Stated task: Write the data below out exactly as it stands. Do not include the pictures.
** Start Data segment **
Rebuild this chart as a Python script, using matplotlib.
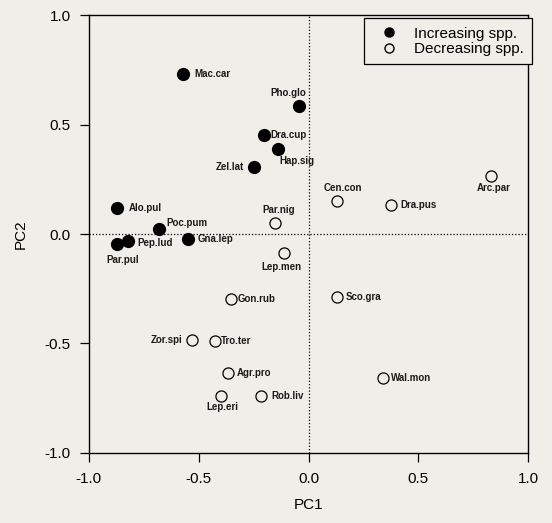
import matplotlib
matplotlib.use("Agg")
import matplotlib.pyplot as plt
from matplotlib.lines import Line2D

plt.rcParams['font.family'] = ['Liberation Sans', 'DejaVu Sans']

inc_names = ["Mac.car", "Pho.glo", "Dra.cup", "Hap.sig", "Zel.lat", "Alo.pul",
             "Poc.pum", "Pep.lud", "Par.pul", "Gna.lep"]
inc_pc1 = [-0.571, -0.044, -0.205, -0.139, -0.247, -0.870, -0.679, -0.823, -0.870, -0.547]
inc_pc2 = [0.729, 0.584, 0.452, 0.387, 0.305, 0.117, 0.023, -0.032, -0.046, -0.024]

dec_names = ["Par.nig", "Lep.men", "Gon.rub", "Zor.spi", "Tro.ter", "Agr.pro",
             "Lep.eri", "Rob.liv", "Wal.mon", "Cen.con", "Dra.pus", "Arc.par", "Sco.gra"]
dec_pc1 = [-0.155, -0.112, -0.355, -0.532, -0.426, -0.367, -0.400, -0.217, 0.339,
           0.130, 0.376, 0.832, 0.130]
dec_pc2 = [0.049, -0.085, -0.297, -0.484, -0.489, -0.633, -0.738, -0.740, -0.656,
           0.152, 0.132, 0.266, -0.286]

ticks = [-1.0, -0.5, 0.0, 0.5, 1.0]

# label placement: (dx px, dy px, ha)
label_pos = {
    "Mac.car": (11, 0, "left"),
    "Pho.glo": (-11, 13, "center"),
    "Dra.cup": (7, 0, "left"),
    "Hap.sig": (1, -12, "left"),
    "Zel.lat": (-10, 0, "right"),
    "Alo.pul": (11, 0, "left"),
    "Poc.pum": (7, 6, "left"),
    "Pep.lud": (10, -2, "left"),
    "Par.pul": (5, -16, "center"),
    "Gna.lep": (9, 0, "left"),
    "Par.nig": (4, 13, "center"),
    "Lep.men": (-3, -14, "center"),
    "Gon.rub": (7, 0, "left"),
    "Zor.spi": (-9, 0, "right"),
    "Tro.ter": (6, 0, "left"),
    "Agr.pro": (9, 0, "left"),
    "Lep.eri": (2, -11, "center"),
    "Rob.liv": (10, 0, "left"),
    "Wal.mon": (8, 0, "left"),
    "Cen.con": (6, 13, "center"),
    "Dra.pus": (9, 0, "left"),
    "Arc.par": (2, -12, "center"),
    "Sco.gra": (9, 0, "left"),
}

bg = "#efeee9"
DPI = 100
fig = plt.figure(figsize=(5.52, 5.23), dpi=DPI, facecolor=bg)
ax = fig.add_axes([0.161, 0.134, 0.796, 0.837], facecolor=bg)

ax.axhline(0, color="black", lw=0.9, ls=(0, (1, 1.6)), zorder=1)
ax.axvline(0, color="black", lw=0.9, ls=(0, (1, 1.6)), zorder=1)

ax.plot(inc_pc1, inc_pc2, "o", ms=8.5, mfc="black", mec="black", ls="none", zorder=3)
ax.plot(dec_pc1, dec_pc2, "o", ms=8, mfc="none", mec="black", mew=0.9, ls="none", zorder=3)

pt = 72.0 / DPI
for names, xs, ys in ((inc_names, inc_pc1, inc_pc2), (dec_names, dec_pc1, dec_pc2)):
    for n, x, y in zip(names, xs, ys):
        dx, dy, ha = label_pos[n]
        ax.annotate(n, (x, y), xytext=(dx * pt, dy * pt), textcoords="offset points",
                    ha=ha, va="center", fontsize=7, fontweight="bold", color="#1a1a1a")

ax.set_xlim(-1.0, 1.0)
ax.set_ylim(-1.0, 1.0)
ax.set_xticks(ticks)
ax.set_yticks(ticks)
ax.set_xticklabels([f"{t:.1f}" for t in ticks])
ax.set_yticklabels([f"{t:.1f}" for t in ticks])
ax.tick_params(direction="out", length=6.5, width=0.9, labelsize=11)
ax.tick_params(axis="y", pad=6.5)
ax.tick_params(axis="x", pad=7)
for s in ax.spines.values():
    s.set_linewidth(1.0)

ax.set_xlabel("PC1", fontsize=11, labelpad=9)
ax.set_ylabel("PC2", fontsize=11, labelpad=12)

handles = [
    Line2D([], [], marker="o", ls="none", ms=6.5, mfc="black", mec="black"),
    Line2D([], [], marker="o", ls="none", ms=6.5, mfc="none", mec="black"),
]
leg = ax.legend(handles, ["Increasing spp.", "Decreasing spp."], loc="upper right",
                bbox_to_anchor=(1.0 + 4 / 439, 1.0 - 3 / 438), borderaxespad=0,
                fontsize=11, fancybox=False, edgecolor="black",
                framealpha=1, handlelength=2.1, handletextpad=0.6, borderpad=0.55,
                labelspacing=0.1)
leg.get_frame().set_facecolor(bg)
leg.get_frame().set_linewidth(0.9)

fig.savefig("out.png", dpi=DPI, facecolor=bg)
** End Data segment **
Correct response:
Rebuild this chart as a Python script, using matplotlib.
import matplotlib
matplotlib.use("Agg")
import matplotlib.pyplot as plt
from matplotlib.lines import Line2D

plt.rcParams['font.family'] = ['Liberation Sans', 'DejaVu Sans']

inc_names = ["Mac.car", "Pho.glo", "Dra.cup", "Hap.sig", "Zel.lat", "Alo.pul",
             "Poc.pum", "Pep.lud", "Par.pul", "Gna.lep"]
inc_pc1 = [-0.571, -0.044, -0.205, -0.139, -0.247, -0.870, -0.679, -0.823, -0.870, -0.547]
inc_pc2 = [0.729, 0.584, 0.452, 0.387, 0.305, 0.117, 0.023, -0.032, -0.046, -0.024]

dec_names = ["Par.nig", "Lep.men", "Gon.rub", "Zor.spi", "Tro.ter", "Agr.pro",
             "Lep.eri", "Rob.liv", "Wal.mon", "Cen.con", "Dra.pus", "Arc.par", "Sco.gra"]
dec_pc1 = [-0.155, -0.112, -0.355, -0.532, -0.426, -0.367, -0.400, -0.217, 0.339,
           0.130, 0.376, 0.832, 0.130]
dec_pc2 = [0.049, -0.085, -0.297, -0.484, -0.489, -0.633, -0.738, -0.740, -0.656,
           0.152, 0.132, 0.266, -0.286]

ticks = [-1.0, -0.5, 0.0, 0.5, 1.0]

# label placement: (dx px, dy px, ha)
label_pos = {
    "Mac.car": (11, 0, "left"),
    "Pho.glo": (-11, 13, "center"),
    "Dra.cup": (7, 0, "left"),
    "Hap.sig": (1, -12, "left"),
    "Zel.lat": (-10, 0, "right"),
    "Alo.pul": (11, 0, "left"),
    "Poc.pum": (7, 6, "left"),
    "Pep.lud": (10, -2, "left"),
    "Par.pul": (5, -16, "center"),
    "Gna.lep": (9, 0, "left"),
    "Par.nig": (4, 13, "center"),
    "Lep.men": (-3, -14, "center"),
    "Gon.rub": (7, 0, "left"),
    "Zor.spi": (-9, 0, "right"),
    "Tro.ter": (6, 0, "left"),
    "Agr.pro": (9, 0, "left"),
    "Lep.eri": (2, -11, "center"),
    "Rob.liv": (10, 0, "left"),
    "Wal.mon": (8, 0, "left"),
    "Cen.con": (6, 13, "center"),
    "Dra.pus": (9, 0, "left"),
    "Arc.par": (2, -12, "center"),
    "Sco.gra": (9, 0, "left"),
}

bg = "#efeee9"
DPI = 100
fig = plt.figure(figsize=(5.52, 5.23), dpi=DPI, facecolor=bg)
ax = fig.add_axes([0.161, 0.134, 0.796, 0.837], facecolor=bg)

ax.axhline(0, color="black", lw=0.9, ls=(0, (1, 1.6)), zorder=1)
ax.axvline(0, color="black", lw=0.9, ls=(0, (1, 1.6)), zorder=1)

ax.plot(inc_pc1, inc_pc2, "o", ms=8.5, mfc="black", mec="black", ls="none", zorder=3)
ax.plot(dec_pc1, dec_pc2, "o", ms=8, mfc="none", mec="black", mew=0.9, ls="none", zorder=3)

pt = 72.0 / DPI
for names, xs, ys in ((inc_names, inc_pc1, inc_pc2), (dec_names, dec_pc1, dec_pc2)):
    for n, x, y in zip(names, xs, ys):
        dx, dy, ha = label_pos[n]
        ax.annotate(n, (x, y), xytext=(dx * pt, dy * pt), textcoords="offset points",
                    ha=ha, va="center", fontsize=7, fontweight="bold", color="#1a1a1a")

ax.set_xlim(-1.0, 1.0)
ax.set_ylim(-1.0, 1.0)
ax.set_xticks(ticks)
ax.set_yticks(ticks)
ax.set_xticklabels([f"{t:.1f}" for t in ticks])
ax.set_yticklabels([f"{t:.1f}" for t in ticks])
ax.tick_params(direction="out", length=6.5, width=0.9, labelsize=11)
ax.tick_params(axis="y", pad=6.5)
ax.tick_params(axis="x", pad=7)
for s in ax.spines.values():
    s.set_linewidth(1.0)

ax.set_xlabel("PC1", fontsize=11, labelpad=9)
ax.set_ylabel("PC2", fontsize=11, labelpad=12)

handles = [
    Line2D([], [], marker="o", ls="none", ms=6.5, mfc="black", mec="black"),
    Line2D([], [], marker="o", ls="none", ms=6.5, mfc="none", mec="black"),
]
leg = ax.legend(handles, ["Increasing spp.", "Decreasing spp."], loc="upper right",
                bbox_to_anchor=(1.0 + 4 / 439, 1.0 - 3 / 438), borderaxespad=0,
                fontsize=11, fancybox=False, edgecolor="black",
                framealpha=1, handlelength=2.1, handletextpad=0.6, borderpad=0.55,
                labelspacing=0.1)
leg.get_frame().set_facecolor(bg)
leg.get_frame().set_linewidth(0.9)

fig.savefig("out.png", dpi=DPI, facecolor=bg)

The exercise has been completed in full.